(Problem to solve):
Write out each line word for word. Drop pictures.

(Data lines):
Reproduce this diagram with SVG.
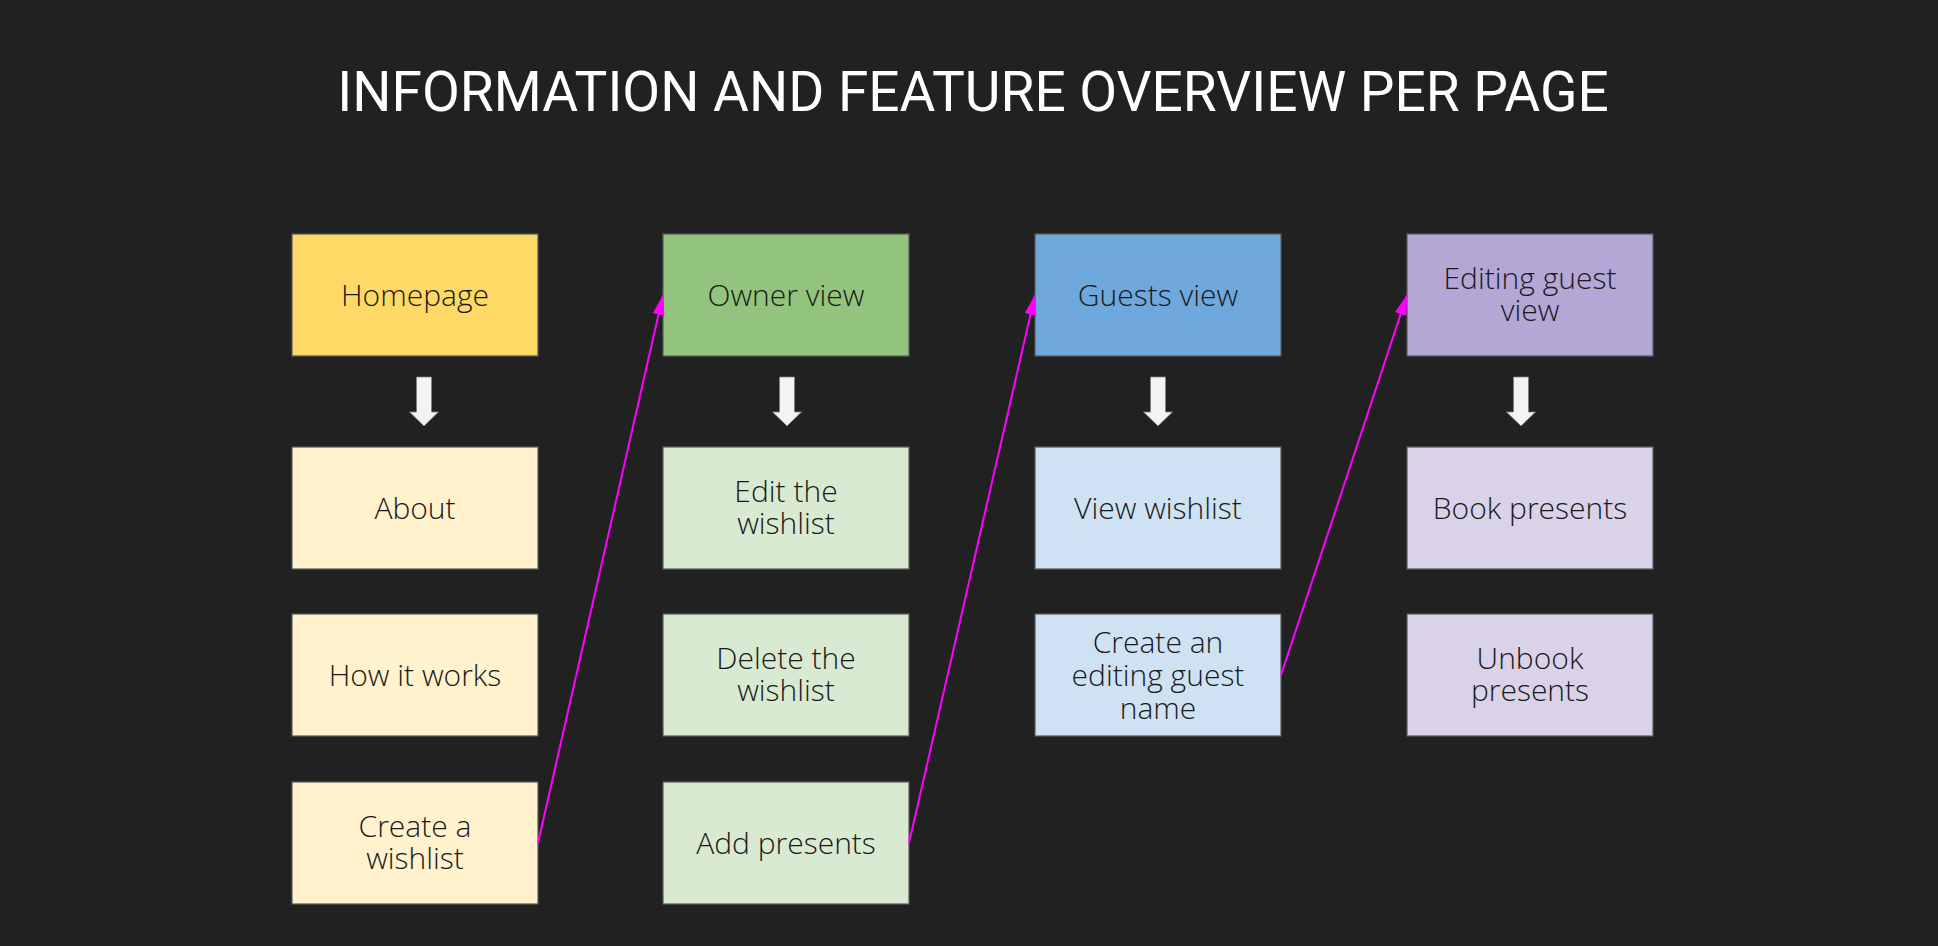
<svg xmlns="http://www.w3.org/2000/svg" width="1938" height="946" viewBox="0 0 1938 946">
<defs>
<style>
.box{stroke:#595959;stroke-width:1.2}
.lbl{font-family:"Open Sans","Liberation Sans",sans-serif;font-weight:300;font-size:30px;fill:#1a1a1a;text-anchor:middle}
.title{font-family:Roboto,"Liberation Sans",sans-serif;font-weight:400;font-size:55px;fill:#ffffff;text-anchor:middle}
.blk{fill:#f3f3f3;stroke:#7f7f7f;stroke-width:0.8}
.link{stroke:#ff00ff;stroke-width:2;fill:none}
.y1{fill:#ffd966}.y2{fill:#fff2cc}
.g1{fill:#93c47d}.g2{fill:#d9ead3}
.b1{fill:#6fa8dc}.b2{fill:#cfe2f3}
.p1{fill:#b4a7d6}.p2{fill:#d9d2e9}
</style>
<marker id="mh" viewBox="0 0 20 12" refX="20" refY="6" markerWidth="20" markerHeight="12" markerUnits="userSpaceOnUse" orient="auto">
<path d="M0,0 L20,6 L0,12 Z" fill="#ff00ff"/>
</marker>
<path id="down" d="M-7.5,0 H7.5 V35 H14.5 L0,49 L-14.5,35 H-7.5 Z"/>
</defs>
<rect width="1938" height="946" fill="#212121"/>
<text class="title" x="973" y="111">INFORMATION AND FEATURE OVERVIEW PER PAGE</text>

<g id="homepage"><rect class="box y1" x="292" y="234" width="246" height="122"/><text class="lbl" x="415" y="306">Homepage</text></g>
<g id="about"><rect class="box y2" x="292" y="447" width="246" height="122"/><text class="lbl" x="415" y="519">About</text></g>
<g id="how-it-works"><rect class="box y2" x="292" y="614" width="246" height="122"/><text class="lbl" x="415" y="686">How it works</text></g>
<g id="create-wishlist"><rect class="box y2" x="292" y="782" width="246" height="122"/><text class="lbl" x="415" y="837">Create a</text><text class="lbl" x="415" y="869">wishlist</text></g>

<g id="owner-view"><rect class="box g1" x="663" y="234" width="246" height="122"/><text class="lbl" x="786" y="306">Owner view</text></g>
<g id="edit-wishlist"><rect class="box g2" x="663" y="447" width="246" height="122"/><text class="lbl" x="786" y="502">Edit the</text><text class="lbl" x="786" y="534">wishlist</text></g>
<g id="delete-wishlist"><rect class="box g2" x="663" y="614" width="246" height="122"/><text class="lbl" x="786" y="669">Delete the</text><text class="lbl" x="786" y="701">wishlist</text></g>
<g id="add-presents"><rect class="box g2" x="663" y="782" width="246" height="122"/><text class="lbl" x="786" y="854">Add presents</text></g>

<g id="guests-view"><rect class="box b1" x="1035" y="234" width="246" height="122"/><text class="lbl" x="1158" y="306">Guests view</text></g>
<g id="view-wishlist"><rect class="box b2" x="1035" y="447" width="246" height="122"/><text class="lbl" x="1158" y="519">View wishlist</text></g>
<g id="create-editing-guest"><rect class="box b2" x="1035" y="614" width="246" height="122"/><text class="lbl" x="1158" y="653">Create an</text><text class="lbl" x="1158" y="686">editing guest</text><text class="lbl" x="1158" y="719">name</text></g>

<g id="editing-guest-view"><rect class="box p1" x="1407" y="234" width="246" height="122"/><text class="lbl" x="1530" y="289">Editing guest</text><text class="lbl" x="1530" y="321">view</text></g>
<g id="book-presents"><rect class="box p2" x="1407" y="447" width="246" height="122"/><text class="lbl" x="1530" y="519">Book presents</text></g>
<g id="unbook-presents"><rect class="box p2" x="1407" y="614" width="246" height="122"/><text class="lbl" x="1530" y="669">Unbook</text><text class="lbl" x="1530" y="701">presents</text></g>

<g id="connectors">
<use href="#down" class="blk" x="424" y="377"/>
<use href="#down" class="blk" x="787" y="377"/>
<use href="#down" class="blk" x="1158" y="377"/>
<use href="#down" class="blk" x="1521" y="377"/>
<line class="link" x1="538" y1="843" x2="663" y2="295" marker-end="url(#mh)"/>
<line class="link" x1="909" y1="843" x2="1035" y2="295" marker-end="url(#mh)"/>
<line class="link" x1="1281" y1="675" x2="1407" y2="295" marker-end="url(#mh)"/>
</g>
</svg>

(Correct response):
Reproduce this diagram with SVG.
<svg xmlns="http://www.w3.org/2000/svg" width="1938" height="946" viewBox="0 0 1938 946">
<defs>
<style>
.box{stroke:#595959;stroke-width:1.2}
.lbl{font-family:"Open Sans","Liberation Sans",sans-serif;font-weight:300;font-size:30px;fill:#1a1a1a;text-anchor:middle}
.title{font-family:Roboto,"Liberation Sans",sans-serif;font-weight:400;font-size:55px;fill:#ffffff;text-anchor:middle}
.blk{fill:#f3f3f3;stroke:#7f7f7f;stroke-width:0.8}
.link{stroke:#ff00ff;stroke-width:2;fill:none}
.y1{fill:#ffd966}.y2{fill:#fff2cc}
.g1{fill:#93c47d}.g2{fill:#d9ead3}
.b1{fill:#6fa8dc}.b2{fill:#cfe2f3}
.p1{fill:#b4a7d6}.p2{fill:#d9d2e9}
</style>
<marker id="mh" viewBox="0 0 20 12" refX="20" refY="6" markerWidth="20" markerHeight="12" markerUnits="userSpaceOnUse" orient="auto">
<path d="M0,0 L20,6 L0,12 Z" fill="#ff00ff"/>
</marker>
<path id="down" d="M-7.5,0 H7.5 V35 H14.5 L0,49 L-14.5,35 H-7.5 Z"/>
</defs>
<rect width="1938" height="946" fill="#212121"/>
<text class="title" x="973" y="111">INFORMATION AND FEATURE OVERVIEW PER PAGE</text>

<g id="homepage"><rect class="box y1" x="292" y="234" width="246" height="122"/><text class="lbl" x="415" y="306">Homepage</text></g>
<g id="about"><rect class="box y2" x="292" y="447" width="246" height="122"/><text class="lbl" x="415" y="519">About</text></g>
<g id="how-it-works"><rect class="box y2" x="292" y="614" width="246" height="122"/><text class="lbl" x="415" y="686">How it works</text></g>
<g id="create-wishlist"><rect class="box y2" x="292" y="782" width="246" height="122"/><text class="lbl" x="415" y="837">Create a</text><text class="lbl" x="415" y="869">wishlist</text></g>

<g id="owner-view"><rect class="box g1" x="663" y="234" width="246" height="122"/><text class="lbl" x="786" y="306">Owner view</text></g>
<g id="edit-wishlist"><rect class="box g2" x="663" y="447" width="246" height="122"/><text class="lbl" x="786" y="502">Edit the</text><text class="lbl" x="786" y="534">wishlist</text></g>
<g id="delete-wishlist"><rect class="box g2" x="663" y="614" width="246" height="122"/><text class="lbl" x="786" y="669">Delete the</text><text class="lbl" x="786" y="701">wishlist</text></g>
<g id="add-presents"><rect class="box g2" x="663" y="782" width="246" height="122"/><text class="lbl" x="786" y="854">Add presents</text></g>

<g id="guests-view"><rect class="box b1" x="1035" y="234" width="246" height="122"/><text class="lbl" x="1158" y="306">Guests view</text></g>
<g id="view-wishlist"><rect class="box b2" x="1035" y="447" width="246" height="122"/><text class="lbl" x="1158" y="519">View wishlist</text></g>
<g id="create-editing-guest"><rect class="box b2" x="1035" y="614" width="246" height="122"/><text class="lbl" x="1158" y="653">Create an</text><text class="lbl" x="1158" y="686">editing guest</text><text class="lbl" x="1158" y="719">name</text></g>

<g id="editing-guest-view"><rect class="box p1" x="1407" y="234" width="246" height="122"/><text class="lbl" x="1530" y="289">Editing guest</text><text class="lbl" x="1530" y="321">view</text></g>
<g id="book-presents"><rect class="box p2" x="1407" y="447" width="246" height="122"/><text class="lbl" x="1530" y="519">Book presents</text></g>
<g id="unbook-presents"><rect class="box p2" x="1407" y="614" width="246" height="122"/><text class="lbl" x="1530" y="669">Unbook</text><text class="lbl" x="1530" y="701">presents</text></g>

<g id="connectors">
<use href="#down" class="blk" x="424" y="377"/>
<use href="#down" class="blk" x="787" y="377"/>
<use href="#down" class="blk" x="1158" y="377"/>
<use href="#down" class="blk" x="1521" y="377"/>
<line class="link" x1="538" y1="843" x2="663" y2="295" marker-end="url(#mh)"/>
<line class="link" x1="909" y1="843" x2="1035" y2="295" marker-end="url(#mh)"/>
<line class="link" x1="1281" y1="675" x2="1407" y2="295" marker-end="url(#mh)"/>
</g>
</svg>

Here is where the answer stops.